# Forward kinematics confusing point

I am studying robot arm kinematics. In order to construct a transformation from a global coordinate frame to the end effector frame, I have seen references to the Denavit–Hartenberg (DH) convention. In this convention, a single operator is constructed for each joint which takes its frame to the next and depends on the angle of the joint and three other parameters specific to the convention.

However, in this paper, section 4.1.1 page 104 implies that the transformation chain can be deconstructed into two transformations for each joint, one of which represents the rotation about an arbitrary axis (the joint axis) and the other is a constant affine transformation.

Does anyone know how to deconstruct the chain as this paper references? To me it seems that even what they call a constant affine transformation must still depend on the angle of the previous joint when compared to the DH method.

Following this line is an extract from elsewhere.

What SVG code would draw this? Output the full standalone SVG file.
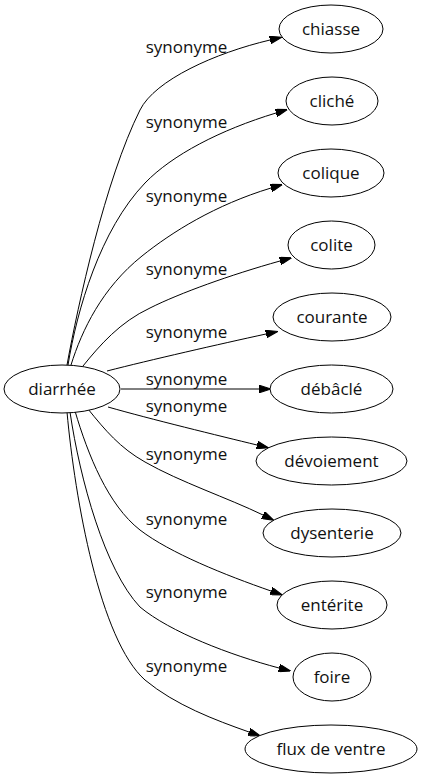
<svg xmlns="http://www.w3.org/2000/svg" width="423" height="779" viewBox="0 0 423 779">
<style>
.n ellipse{fill:#fff;stroke:#000;stroke-width:1}
text{font-family:"Open Sans","DejaVu Sans",sans-serif;font-size:17px;fill:#111}
.n text{text-anchor:middle}
.e path{fill:none;stroke:#000;stroke-width:1;marker-end:url(#ah)}
.e text{text-anchor:middle}
</style>
<defs>
<marker id="ah" markerUnits="userSpaceOnUse" markerWidth="12" markerHeight="8" refX="0" refY="3.5" orient="auto" viewBox="0 0 11 7">
<polygon points="0,0 11,3.5 0,7" fill="#000" stroke="#000" stroke-width="1"/>
</marker>
</defs>
<rect width="423" height="779" fill="#fff"/>
<g class="e" id="connectors">
<path d="M67,365 C78,305 105,180 140,110 C155,80 215,53 270,40"/>
<text x="186.5" y="53">synonyme</text>
<path d="M68,365 C77,310 100,230 145,183 C172,155 220,130 276,113"/>
<text x="186.5" y="128">synonyme</text>
<path d="M71,365 C82,330 102,288 142,256 C172,232 215,205 271,188"/>
<text x="186.5" y="202">synonyme</text>
<path d="M83,366 C100,345 120,322 150,308 C180,293 230,275 280,261"/>
<text x="186.5" y="275">synonyme</text>
<path d="M107,371 C150,360 220,344 266,334"/>
<text x="186.5" y="338">synonyme</text>
<path d="M121,389 L259,389"/>
<text x="186.5" y="385">synonyme</text>
<path d="M108,407 C150,419 220,436 257,445"/>
<text x="186.5" y="412">synonyme</text>
<path d="M88,409 C105,430 120,448 145,462 C180,482 228,498 263,515"/>
<text x="186.5" y="460">synonyme</text>
<path d="M75,411 C88,455 108,505 140,530 C170,553 225,575 271,591"/>
<text x="186.5" y="525">synonyme</text>
<path d="M70,412 C80,480 105,570 140,607 C170,632 230,655 279,668"/>
<text x="186.5" y="598">synonyme</text>
<path d="M67,412 C75,500 100,640 145,680 C175,705 215,720 249,732"/>
<text x="186.5" y="672">synonyme</text>
</g>
<g class="n" id="diarrhee"><ellipse cx="62" cy="389" rx="58" ry="24"/><text x="62" y="395">diarrhée</text></g>
<g class="n" id="chiasse"><ellipse cx="331" cy="29" rx="52" ry="24"/><text x="331" y="35">chiasse</text></g>
<g class="n" id="cliche"><ellipse cx="332" cy="101" rx="46" ry="24"/><text x="332" y="107">cliché</text></g>
<g class="n" id="colique"><ellipse cx="331" cy="173" rx="53" ry="24"/><text x="331" y="179">colique</text></g>
<g class="n" id="colite"><ellipse cx="331.5" cy="245" rx="43.5" ry="24"/><text x="331.5" y="251">colite</text></g>
<g class="n" id="courante"><ellipse cx="332" cy="317" rx="59" ry="24"/><text x="332" y="323">courante</text></g>
<g class="n" id="debacle"><ellipse cx="331.5" cy="389" rx="61.5" ry="24"/><text x="331.5" y="395">débâclé</text></g>
<g class="n" id="devoiement"><ellipse cx="331.5" cy="461" rx="75.5" ry="24"/><text x="331.5" y="467">dévoiement</text></g>
<g class="n" id="dysenterie"><ellipse cx="332" cy="533" rx="69" ry="24"/><text x="332" y="539">dysenterie</text></g>
<g class="n" id="enterite"><ellipse cx="332" cy="605" rx="55" ry="24"/><text x="332" y="611">entérite</text></g>
<g class="n" id="foire"><ellipse cx="332" cy="677" rx="39" ry="24"/><text x="332" y="683">foire</text></g>
<g class="n" id="flux"><ellipse cx="331" cy="749" rx="86" ry="24"/><text x="331" y="755">flux de ventre</text></g>
</svg>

• A DDG search for "decompose transformation matrix into rotation and affine" turned up likely-looking hits. Skimming the first two was encouraging, but made it clear that my command of the relevant math is quite rusty. math.stackexchange and mathworks seem authoritative. Apr 6, 2021 at 14:46
• A little confused about your question. The page you reference shows that the constant DH transform (T_n) get's multiplied by the joint transform (J_n). This should make sense, as you move down the chain link-by-link, you offset according to the rigid link (T_n), then offset according to the joint angle (J_n). DH is just one method to get (T_n). Could you clarify what's confusing you? Sep 29, 2021 at 21:15
• Peter Corke's book goes through a pretty straightforward treatment of this, if I recall. Feb 25, 2022 at 12:55

The author of the referenced thesis is using exponential coordinates and screw theory via the Product of Exponentials formulation to generate the sequence of transformations from one link to the next.

They have separated out the constant offset from one joint to the next for a given link from the effects of each joint, but it is effectively using the same product of exponentials formulation which is explained very nicely in Chapter 4 of the Modern Robotics (MR) textbook by Lynch and Park (which is fully available online at http://modernrobotics.org, along with slides and videos explaining the key details).

To translate between the two formulations, the scalar thesis variable $$j_i$$ is the MR variable $$\theta$$, the vector $$v_i$$ is the MR vector $$\hat \omega$$, and the combined matrix product $$T_iJ_i$$ is the MR matrix $$e^{[S]\theta}$$, which combines both the constant transformation and the joint transformation via the screw axis $$S$$.